Information provided:
⟨

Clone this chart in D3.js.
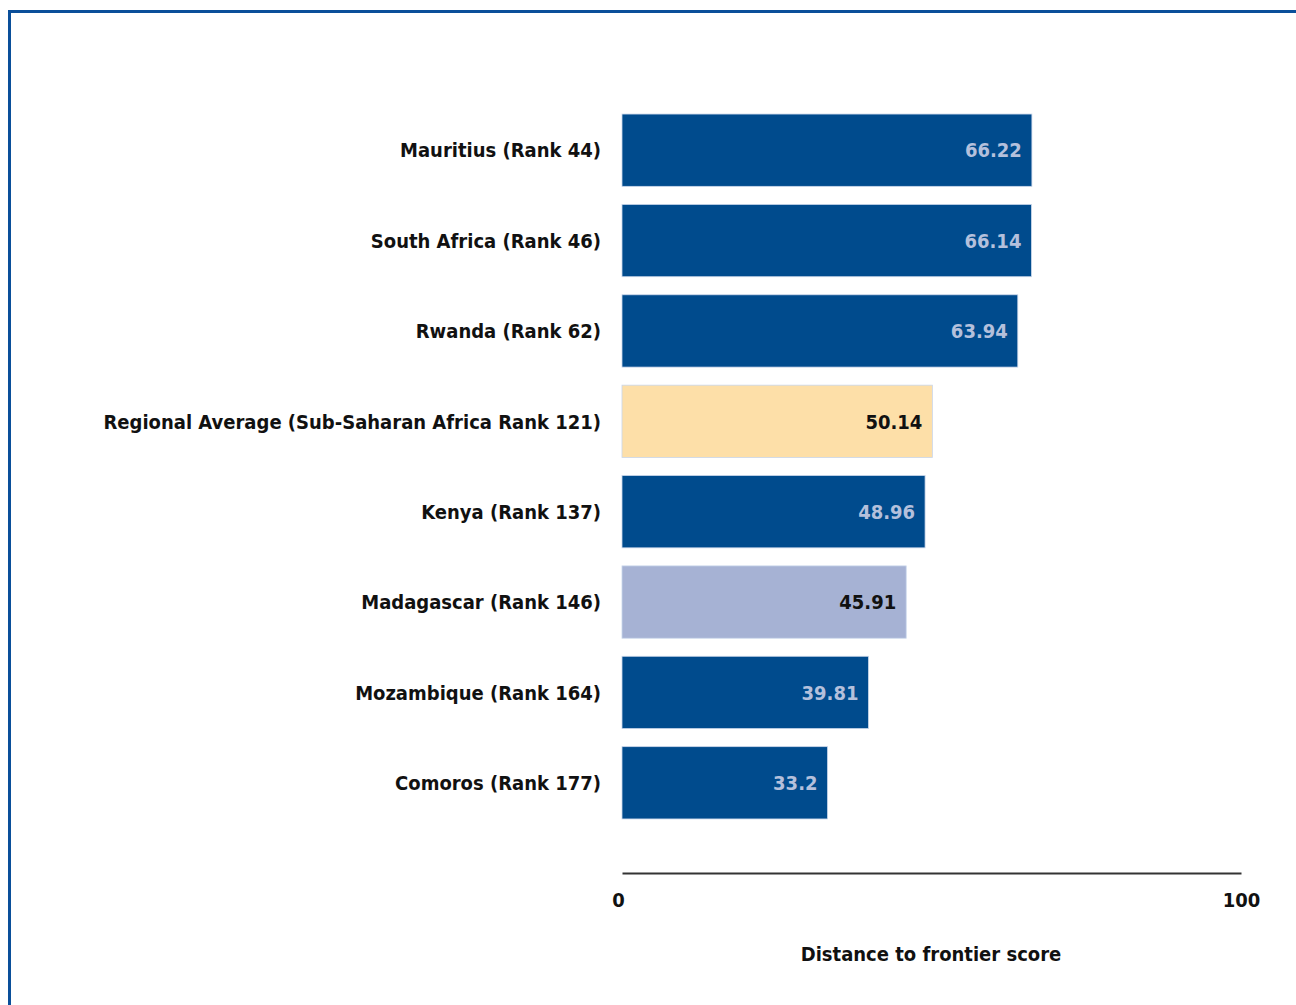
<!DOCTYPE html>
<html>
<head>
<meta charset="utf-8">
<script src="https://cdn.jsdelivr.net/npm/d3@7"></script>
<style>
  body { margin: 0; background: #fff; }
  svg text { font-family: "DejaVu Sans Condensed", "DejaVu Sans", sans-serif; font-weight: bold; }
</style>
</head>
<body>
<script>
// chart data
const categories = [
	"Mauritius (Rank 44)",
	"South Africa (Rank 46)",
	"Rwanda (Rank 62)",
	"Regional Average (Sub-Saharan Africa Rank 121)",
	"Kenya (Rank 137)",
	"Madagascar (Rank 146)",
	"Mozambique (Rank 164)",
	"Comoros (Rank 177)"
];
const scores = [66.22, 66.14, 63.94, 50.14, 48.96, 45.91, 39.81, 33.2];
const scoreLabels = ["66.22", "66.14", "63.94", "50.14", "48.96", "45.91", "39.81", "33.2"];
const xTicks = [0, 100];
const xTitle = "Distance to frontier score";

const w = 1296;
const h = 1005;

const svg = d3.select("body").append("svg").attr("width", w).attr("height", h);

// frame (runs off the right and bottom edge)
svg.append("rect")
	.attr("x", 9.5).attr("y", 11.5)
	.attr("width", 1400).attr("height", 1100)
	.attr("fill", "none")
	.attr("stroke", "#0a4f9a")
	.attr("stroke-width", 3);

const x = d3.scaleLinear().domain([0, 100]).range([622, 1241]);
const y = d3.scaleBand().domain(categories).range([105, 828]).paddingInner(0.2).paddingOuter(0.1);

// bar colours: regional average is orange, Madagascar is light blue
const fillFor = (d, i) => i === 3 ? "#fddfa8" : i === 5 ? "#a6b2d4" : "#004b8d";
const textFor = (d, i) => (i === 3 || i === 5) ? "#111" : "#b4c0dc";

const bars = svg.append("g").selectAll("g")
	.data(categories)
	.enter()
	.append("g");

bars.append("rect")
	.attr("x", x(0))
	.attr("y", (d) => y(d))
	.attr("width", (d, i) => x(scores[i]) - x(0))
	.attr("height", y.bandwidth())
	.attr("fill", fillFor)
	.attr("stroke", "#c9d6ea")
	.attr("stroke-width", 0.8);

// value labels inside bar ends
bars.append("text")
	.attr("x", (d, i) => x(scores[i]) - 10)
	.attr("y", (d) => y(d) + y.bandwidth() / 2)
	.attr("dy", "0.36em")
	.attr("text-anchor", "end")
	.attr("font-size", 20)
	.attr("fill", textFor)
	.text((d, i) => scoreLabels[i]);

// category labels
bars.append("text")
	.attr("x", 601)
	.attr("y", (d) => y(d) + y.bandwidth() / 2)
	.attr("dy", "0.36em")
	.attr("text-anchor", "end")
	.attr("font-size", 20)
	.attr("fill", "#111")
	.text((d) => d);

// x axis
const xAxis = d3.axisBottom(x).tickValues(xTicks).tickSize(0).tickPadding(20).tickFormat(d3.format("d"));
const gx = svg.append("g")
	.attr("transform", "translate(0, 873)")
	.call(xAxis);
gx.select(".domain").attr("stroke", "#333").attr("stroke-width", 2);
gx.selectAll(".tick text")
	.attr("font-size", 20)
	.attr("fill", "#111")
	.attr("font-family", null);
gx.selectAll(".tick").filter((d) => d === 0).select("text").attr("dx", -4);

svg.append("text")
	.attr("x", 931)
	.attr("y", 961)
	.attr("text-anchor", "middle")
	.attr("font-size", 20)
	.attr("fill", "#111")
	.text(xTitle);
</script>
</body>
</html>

⟩

What you will do: Copy the material above in full and exactly, skipping pictures.

Right answer:
Clone this chart in D3.js.
<!DOCTYPE html>
<html>
<head>
<meta charset="utf-8">
<script src="https://cdn.jsdelivr.net/npm/d3@7"></script>
<style>
  body { margin: 0; background: #fff; }
  svg text { font-family: "DejaVu Sans Condensed", "DejaVu Sans", sans-serif; font-weight: bold; }
</style>
</head>
<body>
<script>
// chart data
const categories = [
	"Mauritius (Rank 44)",
	"South Africa (Rank 46)",
	"Rwanda (Rank 62)",
	"Regional Average (Sub-Saharan Africa Rank 121)",
	"Kenya (Rank 137)",
	"Madagascar (Rank 146)",
	"Mozambique (Rank 164)",
	"Comoros (Rank 177)"
];
const scores = [66.22, 66.14, 63.94, 50.14, 48.96, 45.91, 39.81, 33.2];
const scoreLabels = ["66.22", "66.14", "63.94", "50.14", "48.96", "45.91", "39.81", "33.2"];
const xTicks = [0, 100];
const xTitle = "Distance to frontier score";

const w = 1296;
const h = 1005;

const svg = d3.select("body").append("svg").attr("width", w).attr("height", h);

// frame (runs off the right and bottom edge)
svg.append("rect")
	.attr("x", 9.5).attr("y", 11.5)
	.attr("width", 1400).attr("height", 1100)
	.attr("fill", "none")
	.attr("stroke", "#0a4f9a")
	.attr("stroke-width", 3);

const x = d3.scaleLinear().domain([0, 100]).range([622, 1241]);
const y = d3.scaleBand().domain(categories).range([105, 828]).paddingInner(0.2).paddingOuter(0.1);

// bar colours: regional average is orange, Madagascar is light blue
const fillFor = (d, i) => i === 3 ? "#fddfa8" : i === 5 ? "#a6b2d4" : "#004b8d";
const textFor = (d, i) => (i === 3 || i === 5) ? "#111" : "#b4c0dc";

const bars = svg.append("g").selectAll("g")
	.data(categories)
	.enter()
	.append("g");

bars.append("rect")
	.attr("x", x(0))
	.attr("y", (d) => y(d))
	.attr("width", (d, i) => x(scores[i]) - x(0))
	.attr("height", y.bandwidth())
	.attr("fill", fillFor)
	.attr("stroke", "#c9d6ea")
	.attr("stroke-width", 0.8);

// value labels inside bar ends
bars.append("text")
	.attr("x", (d, i) => x(scores[i]) - 10)
	.attr("y", (d) => y(d) + y.bandwidth() / 2)
	.attr("dy", "0.36em")
	.attr("text-anchor", "end")
	.attr("font-size", 20)
	.attr("fill", textFor)
	.text((d, i) => scoreLabels[i]);

// category labels
bars.append("text")
	.attr("x", 601)
	.attr("y", (d) => y(d) + y.bandwidth() / 2)
	.attr("dy", "0.36em")
	.attr("text-anchor", "end")
	.attr("font-size", 20)
	.attr("fill", "#111")
	.text((d) => d);

// x axis
const xAxis = d3.axisBottom(x).tickValues(xTicks).tickSize(0).tickPadding(20).tickFormat(d3.format("d"));
const gx = svg.append("g")
	.attr("transform", "translate(0, 873)")
	.call(xAxis);
gx.select(".domain").attr("stroke", "#333").attr("stroke-width", 2);
gx.selectAll(".tick text")
	.attr("font-size", 20)
	.attr("fill", "#111")
	.attr("font-family", null);
gx.selectAll(".tick").filter((d) => d === 0).select("text").attr("dx", -4);

svg.append("text")
	.attr("x", 931)
	.attr("y", 961)
	.attr("text-anchor", "middle")
	.attr("font-size", 20)
	.attr("fill", "#111")
	.text(xTitle);
</script>
</body>
</html>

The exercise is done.